Dead mice packed with drugs were recently airdropped into Guam’s dense jungle canopy—part of a new effort to kill an invasive species of snake on the U.S. Pacific island territory.

In the U.S. government-funded project, tablets of concentrated acetaminophen, the active ingredient in Tylenol, are placed in dead thumb-size mice, which are then used as bait for brown tree snakes.

In humans, acetaminophen helps soothe aches, pains, and fevers. But when ingested by brown tree snakes, the drug disrupts the oxygen-carrying ability of the snakes’ haemoglobin blood proteins.

“They go into a coma, and then death,” said Peter Savarie, a researcher with the U.S. Department of Agriculture (USDA) Wildlife Services, which has been developing the technique since 1995 through grants from the U.S. Departments of Defense and Interior.

Only about 80 milligrams of acetaminophen equal to a child’s dose of Tylenol are needed to kill an adult brown tree snake. Once ingested via a dead mouse, it typically takes about 60 hours for the drug to kill a snake. “There are very few snakes that will consume something that they haven’t killed themselves,” added Dan Vice, assistant state director of USDA Wildlife Services in Hawaii, Guam, and the Pacific Islands. But brown tree snakes will scavenge as well as hunt, he said, and that’s the “chink in the brown tree snake’s armour.”

The brown tree snake is an arboreal species native to Australia, Papua New Guinea, and several Pacific islands. The snake preys on birds, lizards, bats, and small mammals.

Inadvertently introduced to Guam (map) from the Solomon Islands after World War II, brown tree snakes are responsible for the extinction or severe reduction of several of the island’s native species.

The brown tree snake “is a nocturnal, arboreal predator.

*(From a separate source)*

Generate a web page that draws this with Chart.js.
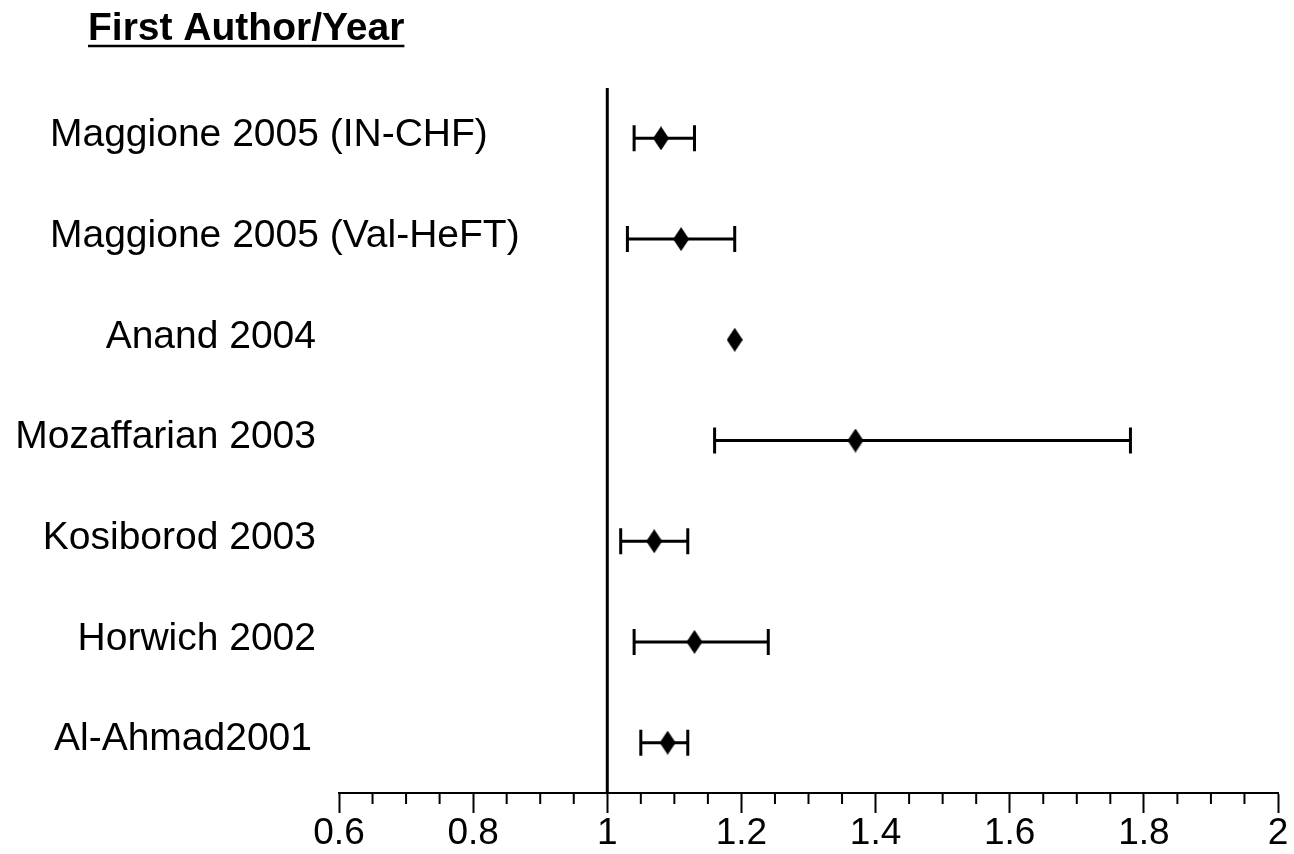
<!DOCTYPE html>
<html>
<head>
<meta charset="utf-8">
<script src="https://cdn.jsdelivr.net/npm/chart.js@4.4.1/dist/chart.umd.min.js"></script>
<style>
  html, body { margin: 0; padding: 0; background: #fff; }
  #wrap { width: 1294px; height: 854px; }
</style>
</head>
<body>
<div id="wrap"><canvas id="forest"></canvas></div>
<script>
// study rows, top to bottom
const studies = [
  'Maggione 2005 (IN-CHF)',
  'Maggione 2005 (Val-HeFT)',
  'Anand 2004',
  'Mozaffarian 2003',
  'Kosiborod 2003',
  'Horwich 2002',
  'Al-Ahmad2001'
]
const estimate = [1.08, 1.11, 1.19, 1.37, 1.07, 1.13, 1.09]
const lower    = [1.04, 1.03, null, 1.16, 1.02, 1.04, 1.05]
const upper    = [1.13, 1.19, null, 1.78, 1.12, 1.24, 1.12]
const tickValues = [0.6, 0.8, 1, 1.2, 1.4, 1.6, 1.8, 2]
const minorStep = 0.05
const refLine = 1
const heading = 'First Author/Year'

const FONT = '"Liberation Sans", Arial, Helvetica, sans-serif'

// label placement (left aligned for the two long ones)
const labelPos = [
  { x: 50, align: 'left' },
  { x: 50, align: 'left' },
  { x: 316, align: 'right' },
  { x: 316, align: 'right' },
  { x: 316, align: 'right' },
  { x: 316, align: 'right' },
  { x: 312, align: 'right' }
]

// tall diamond marker
function diamond(w, h) {
  const c = document.createElement('canvas')
  c.width = w
  c.height = h
  const g = c.getContext('2d')
  g.fillStyle = '#000'
  g.beginPath()
  g.moveTo(w / 2, 0)
  g.lineTo(w, h / 2)
  g.lineTo(w / 2, h)
  g.lineTo(0, h / 2)
  g.closePath()
  g.fill()
  return c
}

const forestPlugin = {
  id: 'forest',
  beforeDatasetsDraw(chart) {
    const { ctx, chartArea, scales: { x, y } } = chart
    ctx.save()
    ctx.strokeStyle = '#000'

    // minor ticks
    ctx.lineWidth = 2
    for (let v = x.min; v <= x.max + 1e-9; v += minorStep) {
      const r = Math.round(v * 100) / 100
      if (tickValues.some(t => Math.abs(t - r) < 1e-6)) continue
      const px = x.getPixelForValue(r)
      ctx.beginPath()
      ctx.moveTo(px, chartArea.bottom)
      ctx.lineTo(px, chartArea.bottom + 11)
      ctx.stroke()
    }

    // reference line
    ctx.lineWidth = 3
    const rx = x.getPixelForValue(refLine)
    ctx.beginPath()
    ctx.moveTo(rx, chartArea.top)
    ctx.lineTo(rx, chartArea.bottom)
    ctx.stroke()

    // error bars
    ctx.lineWidth = 3
    estimate.forEach((_, i) => {
      if (lower[i] == null) return
      const py = y.getPixelForValue(i)
      const x1 = x.getPixelForValue(lower[i])
      const x2 = x.getPixelForValue(upper[i])
      ctx.beginPath()
      ctx.moveTo(x1, py)
      ctx.lineTo(x2, py)
      ctx.moveTo(x1, py - 13)
      ctx.lineTo(x1, py + 13)
      ctx.moveTo(x2, py - 13)
      ctx.lineTo(x2, py + 13)
      ctx.stroke()
    })

    // study labels
    ctx.fillStyle = '#000'
    ctx.font = '39px ' + FONT
    ctx.textBaseline = 'middle'
    studies.forEach((s, i) => {
      ctx.textAlign = labelPos[i].align
      ctx.fillText(s, labelPos[i].x, y.getPixelForValue(i) - 3)
    })

    // heading
    ctx.font = 'bold 39px ' + FONT
    ctx.textAlign = 'left'
    ctx.textBaseline = 'alphabetic'
    ctx.fillText(heading, 88, 40)
    const w = ctx.measureText(heading).width
    ctx.lineWidth = 2.5
    ctx.beginPath()
    ctx.moveTo(88, 46)
    ctx.lineTo(88 + w, 46)
    ctx.stroke()
    ctx.restore()
  }
}

new Chart(document.getElementById('forest'), {
  type: 'scatter',
  data: {
    labels: studies,
    datasets: [{
      data: estimate.map((v, i) => ({ x: v, y: i })),
      pointStyle: diamond(16, 24),
      pointRadius: 12,
      pointHoverRadius: 12
    }]
  },
  options: {
    responsive: true,
    maintainAspectRatio: false,
    animation: false,
    layout: { padding: { left: 339, right: 16, top: 88, bottom: 0 } },
    plugins: {
      legend: { display: false },
      tooltip: { enabled: false }
    },
    scales: {
      x: {
        type: 'linear',
        min: 0.6,
        max: 2,
        afterBuildTicks: axis => { axis.ticks = tickValues.map(v => ({ value: v })) },
        ticks: {
          color: '#000',
          padding: 2,
          maxRotation: 0,
          autoSkip: false,
          font: { family: FONT, size: 37, lineHeight: 1 },
          callback: v => String(v)
        },
        grid: {
          drawOnChartArea: false,
          drawTicks: true,
          tickLength: 20,
          tickWidth: 2,
          tickColor: '#000'
        },
        border: { display: true, color: '#000', width: 2 }
      },
      y: {
        type: 'linear',
        display: false,
        reverse: true,
        min: -0.5,
        max: 6.5
      }
    }
  },
  plugins: [forestPlugin]
})
</script>
</body>
</html>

There’s just nothing like it here. It arrived here and found an island full of very naïve native wildlife,” Vice said. Over the years, scientists have developed several strategies to fight the reptile pest, including traps, snake-detecting dogs, and nighttime spotlight searches along airport and seaport fence lines.

Most of these strategies have focused on keeping the snake species from leaving Guam and sneaking onto ships headed for other islands, such as Hawaii, where scientists fear the predators could wreak similar havoc. By contrast, this latest approach aims to take the fight into Guam’s jungles, where most of the invasive snakes reside.